● **DIRECTIONS**:
Find the lines that hold "size". Report only how many there are.
* * * * * * *
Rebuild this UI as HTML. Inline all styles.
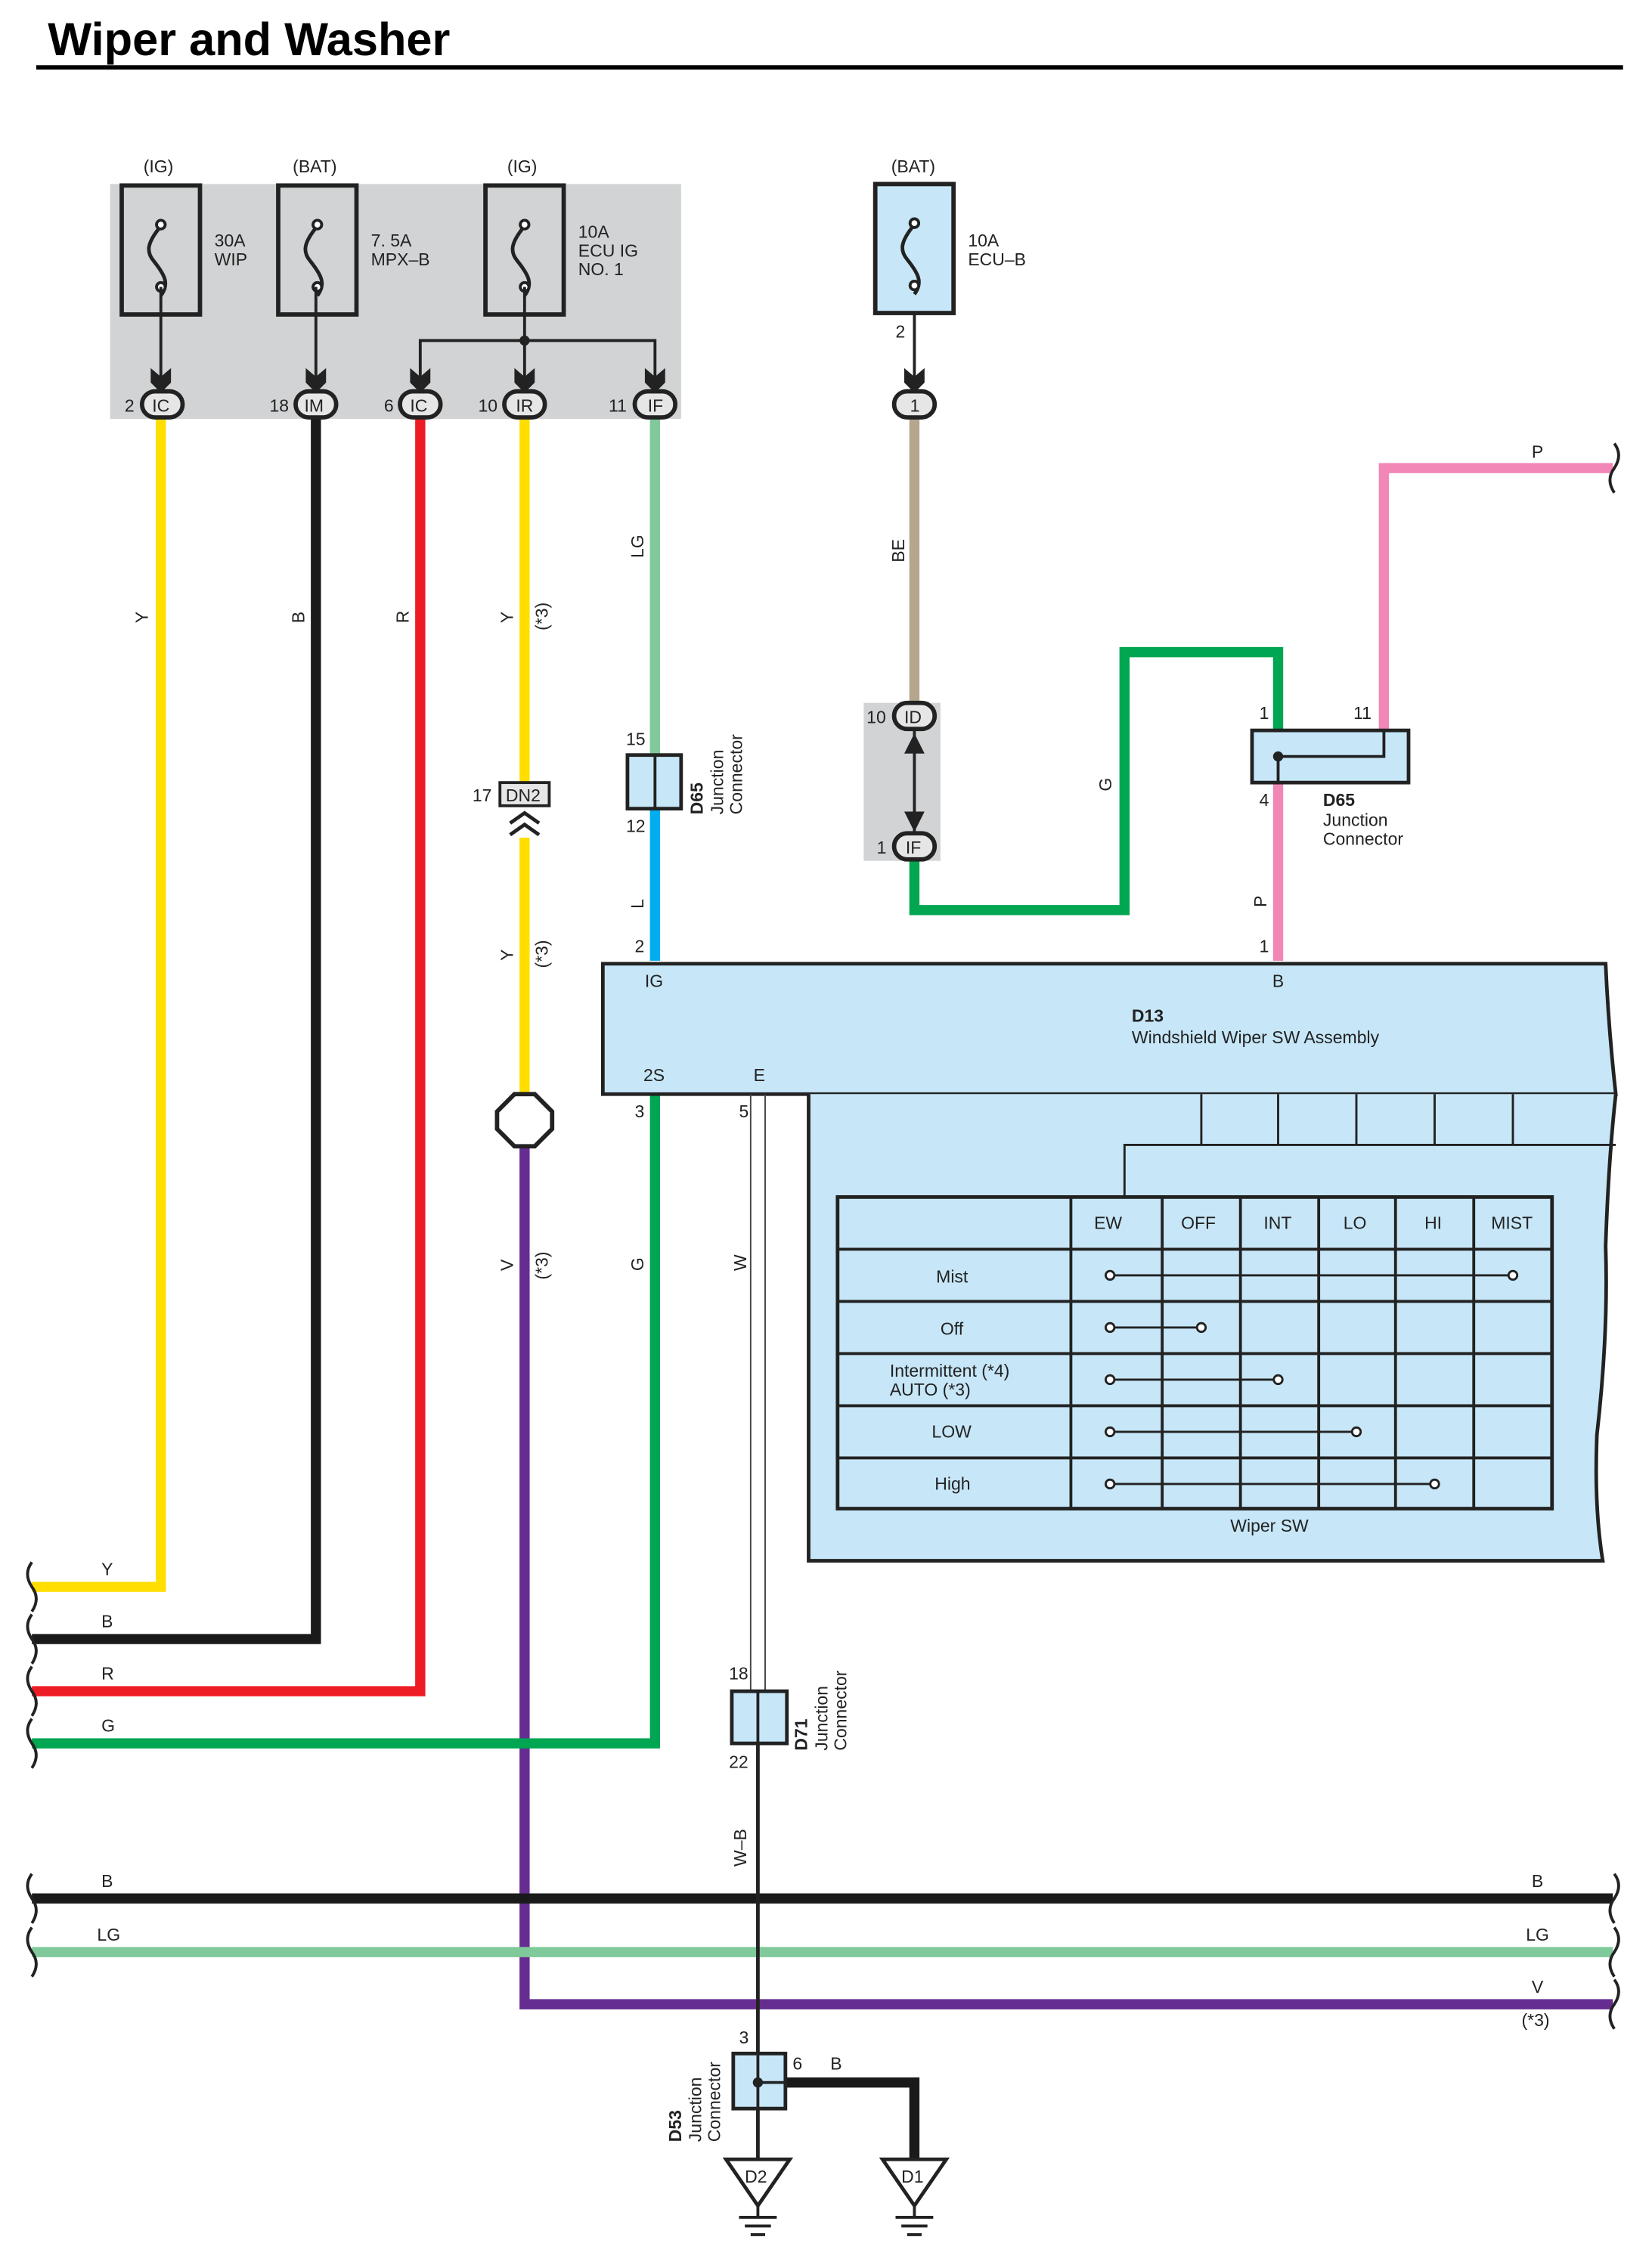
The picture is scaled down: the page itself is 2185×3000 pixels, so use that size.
<!DOCTYPE html>
<html><head><meta charset="utf-8"><style>
html,body{margin:0;padding:0;background:#fff;}
svg{display:block;}
text{font-family:"Liberation Sans",sans-serif;font-size:12px;fill:#222;}
</style></head><body>
<svg width="2185" height="3000" viewBox="0 0 1140 1565" preserveAspectRatio="none" xmlns="http://www.w3.org/2000/svg">
<defs>
<g id="fuse"><rect x="0" y="0" width="54" height="89" fill="none" stroke="#222" stroke-width="3"/>
<path d="M27 28 C17 40,17 46,22 52 C30 62,33 68,27 76" fill="none" stroke="#222" stroke-width="2.5"/>
<circle cx="27" cy="27" r="3" fill="#fff" stroke="#222" stroke-width="2"/><circle cx="27" cy="70" r="3" fill="#fff" stroke="#222" stroke-width="2"/></g>
<g id="arr"><path d="M-7 -14 L0 -8 L7 -14 L7 -4 L0 3 L-7 -4Z" fill="#222"/></g>
</defs>
<text x="33" y="38" style="font-size:32px;font-weight:bold;fill:#000">Wiper and Washer</text>
<rect x="25" y="45" width="1095" height="3" fill="#000"/>

<rect x="76" y="127" width="394" height="162" fill="#d1d3d4"/>
<use href="#fuse" x="84" y="128"/><use href="#fuse" x="192" y="128"/><use href="#fuse" x="335" y="128"/>
<text x="99" y="119">(IG)</text><text x="202" y="119">(BAT)</text><text x="350" y="119">(IG)</text>
<text x="148" y="170">30A</text><text x="148" y="183">WIP</text>
<text x="256" y="170">7. 5A</text><text x="256" y="183">MPX–B</text>
<text x="399" y="164">10A</text><text x="399" y="177">ECU IG</text><text x="399" y="190">NO. 1</text>
<g stroke="#222" stroke-width="2" fill="none">
<path d="M111 198V262M218 198V262M362 198V262M290 262V235H452V262"/></g>
<circle cx="362" cy="235" r="3.5" fill="#222"/>
<use href="#arr" x="111" y="268"/><use href="#arr" x="218" y="268"/><use href="#arr" x="290" y="268"/><use href="#arr" x="362" y="268"/><use href="#arr" x="452" y="268"/>

<g fill="none" stroke-width="7">
<path d="M111 289V1095H22" stroke="#ffde00"/>
<path d="M218 289V1131H22" stroke="#1a1a1a"/>
<path d="M290 289V1167H22" stroke="#ed1c24"/>
<path d="M362 289V540M362 578V755" stroke="#ffde00"/>
<path d="M362 790V1383H1113" stroke="#662d91"/>
<path d="M452 289V521" stroke="#80c99a"/>
<path d="M452 558V663" stroke="#00aeef"/>
<path d="M452 755V1203H22" stroke="#00a651"/>
<path d="M22 1310H1113" stroke="#1a1a1a"/>
<path d="M22 1347H1113" stroke="#80c99a"/>
<path d="M631 289V487" stroke="#b5a68e"/>
<path d="M631 592V628H776V450H882V505" stroke="#00a651"/>
<path d="M955 504V323H1113" stroke="#f287b7"/>
<path d="M882 540V663" stroke="#f287b7"/>
<path d="M542 1437H631V1490" stroke="#1a1a1a"/>
</g>
<g stroke="#222" stroke-width="3" fill="#e6e6e6">
<rect x="98" y="270" width="28" height="18" rx="9"/><rect x="204" y="270" width="28" height="18" rx="9"/><rect x="276" y="270" width="28" height="18" rx="9"/><rect x="348" y="270" width="28" height="18" rx="9"/><rect x="438" y="270" width="28" height="18" rx="9"/>
</g>
<text x="105" y="284">IC</text><text x="210" y="284">IM</text><text x="283" y="284">IC</text><text x="356" y="284">IR</text><text x="447" y="284">IF</text>
<text x="86" y="284">2</text><text x="186" y="284">18</text><text x="265" y="284">6</text><text x="330" y="284">10</text><text x="420" y="284">11</text>

<rect x="604" y="127" width="54" height="90" fill="#c7e7f8"/>
<use href="#fuse" x="604" y="127"/>
<text x="615" y="119">(BAT)</text><text x="668" y="170">10A</text><text x="668" y="183">ECU–B</text>
<path d="M631 217V262" stroke="#222" stroke-width="2"/><text x="618" y="233">2</text>
<use href="#arr" x="631" y="268"/>
<rect x="617" y="270" width="28" height="18" rx="9" stroke="#222" stroke-width="3" fill="#e6e6e6"/><text x="628" y="284">1</text>

<rect x="596" y="485" width="53" height="109" fill="#d1d3d4"/>
<path d="M631 504V576" stroke="#222" stroke-width="2"/>
<path d="M624 520L631 506L638 520ZM624 560L631 574L638 560Z" fill="#222"/>
<rect x="617" y="485" width="28" height="18" rx="9" stroke="#222" stroke-width="3" fill="#e6e6e6"/><text x="624" y="499">ID</text>
<rect x="617" y="575" width="28" height="18" rx="9" stroke="#222" stroke-width="3" fill="#e6e6e6"/><text x="625" y="589">IF</text>
<text x="598" y="499">10</text><text x="605" y="589">1</text>

<g style="font-size:12px">
<text transform="translate(102,430) rotate(-90)">Y</text>
<text transform="translate(210,430) rotate(-90)">B</text>
<text transform="translate(282,430) rotate(-90)">R</text>
<text transform="translate(354,430) rotate(-90)">Y</text>
<text transform="translate(378,435) rotate(-90)">(*3)</text>
<text transform="translate(444,385) rotate(-90)">LG</text>
<text transform="translate(444,627) rotate(-90)">L</text>
<text transform="translate(354,663) rotate(-90)">Y</text>
<text transform="translate(378,668) rotate(-90)">(*3)</text>
<text transform="translate(354,877) rotate(-90)">V</text>
<text transform="translate(378,883) rotate(-90)">(*3)</text>
<text transform="translate(444,877) rotate(-90)">G</text>
<text transform="translate(515,877) rotate(-90)">W</text>
<text transform="translate(515,1288) rotate(-90)">W–B</text>
<text transform="translate(624,388) rotate(-90)">BE</text>
<text transform="translate(767,546) rotate(-90)">G</text>
<text transform="translate(874,626) rotate(-90)">P</text>
</g>
<text x="70" y="1087">Y</text><text x="70" y="1123">B</text><text x="70" y="1159">R</text><text x="70" y="1195">G</text>
<text x="70" y="1302">B</text><text x="67" y="1339">LG</text>
<text x="1057" y="1302">B</text><text x="1053" y="1339">LG</text><text x="1057" y="1375">V</text><text x="1050" y="1398">(*3)</text>
<text x="1057" y="316">P</text>

<rect x="345" y="540" width="34" height="16" fill="#e6e6e6" stroke="#222" stroke-width="2"/><text x="349" y="553">DN2</text>
<text x="326" y="553">17</text>
<path d="M352 568L362 561L372 568M352 576L362 569L372 576" fill="none" stroke="#222" stroke-width="2.5"/>
<path d="M355 755H369L381 767V779L369 791H355L343 779V767Z" fill="#fff" stroke="#222" stroke-width="3"/>

<rect x="433" y="521" width="37" height="37" fill="#c7e7f8" stroke="#222" stroke-width="2.5"/><path d="M452 521V558" stroke="#222" stroke-width="2"/>
<text x="432" y="514">15</text><text x="432" y="574">12</text><text x="438" y="657">2</text>
<text transform="translate(485,562) rotate(-90)" style="font-weight:bold">D65</text>
<text transform="translate(499,562) rotate(-90)">Junction</text><text transform="translate(512,562) rotate(-90)">Connector</text>

<rect x="864" y="504" width="108" height="36" fill="#c7e7f8" stroke="#222" stroke-width="2.5"/>
<path d="M882 522H955V504M882 522V540" stroke="#222" stroke-width="2" fill="none"/><circle cx="882" cy="522" r="3.5" fill="#222"/>
<text x="869" y="496">1</text><text x="934" y="496">11</text><text x="869" y="556">4</text><text x="869" y="657">1</text>
<text x="913" y="556" style="font-weight:bold">D65</text><text x="913" y="570">Junction</text><text x="913" y="583">Connector</text>

<path d="M416 665H1108Q1110 710 1115 755H416Z" fill="#c7e7f8" stroke="#222" stroke-width="2.5"/>
<path d="M558 755V1077H1106Q1100 1040 1102 990Q1110 920 1108 860Q1110 800 1115 755" fill="#c7e7f8" stroke="#222" stroke-width="2.5"/>
<text x="445" y="681">IG</text><text x="878" y="681">B</text><text x="444" y="746">2S</text><text x="520" y="746">E</text>
<text x="781" y="705" style="font-weight:bold">D13</text><text x="781" y="720">Windshield Wiper SW Assembly</text>
<text x="438" y="771">3</text><text x="510" y="771">5</text>
<g stroke="#222" stroke-width="1.5" fill="none">
<path d="M829 755V790M882 755V790M936 755V790M990 755V790M1044 755V790M776 826V790H1115"/>
</g>
<g stroke="#222" fill="none">
<rect x="578" y="826" width="493" height="215" stroke-width="2.5"/>
<path d="M739 826V1041M802 826V1041M856 826V1041M910 826V1041M963 826V1041M1017 826V1041M578 862H1071M578 898H1071M578 934H1071M578 970H1071M578 1006H1071" stroke-width="2"/>
<path d="M766 880H1044M766 916H829M766 952H882M766 988H936M766 1024H990" stroke-width="1.5"/>
</g>
<g fill="#fff" stroke="#222" stroke-width="1.5">
<circle cx="766" cy="880" r="3"/><circle cx="1044" cy="880" r="3"/><circle cx="766" cy="916" r="3"/><circle cx="829" cy="916" r="3"/><circle cx="766" cy="952" r="3"/><circle cx="882" cy="952" r="3"/><circle cx="766" cy="988" r="3"/><circle cx="936" cy="988" r="3"/><circle cx="766" cy="1024" r="3"/><circle cx="990" cy="1024" r="3"/></g>
<text x="755" y="848">EW</text><text x="815" y="848">OFF</text><text x="872" y="848">INT</text><text x="927" y="848">LO</text><text x="983" y="848">HI</text><text x="1029" y="848">MIST</text>
<text x="646" y="885">Mist</text><text x="649" y="921">Off</text><text x="614" y="950">Intermittent (*4)</text><text x="614" y="963">AUTO (*3)</text><text x="643" y="992">LOW</text><text x="645" y="1028">High</text>
<text x="849" y="1057">Wiper SW</text>

<path d="M518 755V1167M528 755V1167" stroke="#444" stroke-width="1"/>
<path d="M523 1203V1417M523 1455V1490" stroke="#222" stroke-width="2.5"/>
<rect x="505" y="1167" width="38" height="36" fill="#c7e7f8" stroke="#222" stroke-width="2.5"/><path d="M523 1167V1203" stroke="#222" stroke-width="2"/>
<text x="503" y="1159">18</text><text x="503" y="1220">22</text>
<text transform="translate(557,1208) rotate(-90)" style="font-weight:bold">D71</text>
<text transform="translate(571,1208) rotate(-90)">Junction</text><text transform="translate(584,1208) rotate(-90)">Connector</text>

<rect x="506" y="1417" width="36" height="38" fill="#c7e7f8" stroke="#222" stroke-width="2.5"/>
<path d="M523 1417V1455M523 1437H542" stroke="#222" stroke-width="2"/><circle cx="523" cy="1437" r="3.5" fill="#222"/>
<text x="510" y="1410">3</text><text x="547" y="1428">6</text><text x="573" y="1428">B</text>
<text transform="translate(470,1478) rotate(-90)" style="font-weight:bold">D53</text>
<text transform="translate(484,1478) rotate(-90)">Junction</text><text transform="translate(497,1478) rotate(-90)">Connector</text>

<g fill="#fff" stroke="#222" stroke-width="2.5">
<path d="M501 1490H545L523 1522Z"/><path d="M609 1490H653L631 1522Z"/></g>
<g stroke="#222" stroke-width="2">
<path d="M523 1522V1530M510 1530H536M514 1536H532M518 1542H528M631 1522V1530M618 1530H644M622 1536H640M626 1542H636"/></g>
<text x="514" y="1506">D2</text><text x="622" y="1506">D1</text>

<g fill="none" stroke="#222" stroke-width="2">
<path d="M22 1078q-6 8 0 17q6 8 0 17"/><path d="M22 1114q-6 8 0 17q6 8 0 17"/><path d="M22 1150q-6 8 0 17q6 8 0 17"/><path d="M22 1186q-6 8 0 17q6 8 0 17"/>
<path d="M22 1293q-6 8 0 17q6 8 0 17"/><path d="M22 1330q-6 8 0 17q6 8 0 17"/>
<path d="M1114 1293q6 8 0 17q-6 8 0 17"/><path d="M1114 1330q6 8 0 17q-6 8 0 17"/><path d="M1114 1366q6 8 0 17q-6 8 0 17"/>
<path d="M1114 306q6 8 0 17q-6 8 0 17"/>
</g>
</svg>
</body></html>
* * * * * * *
● **REPLY**:
4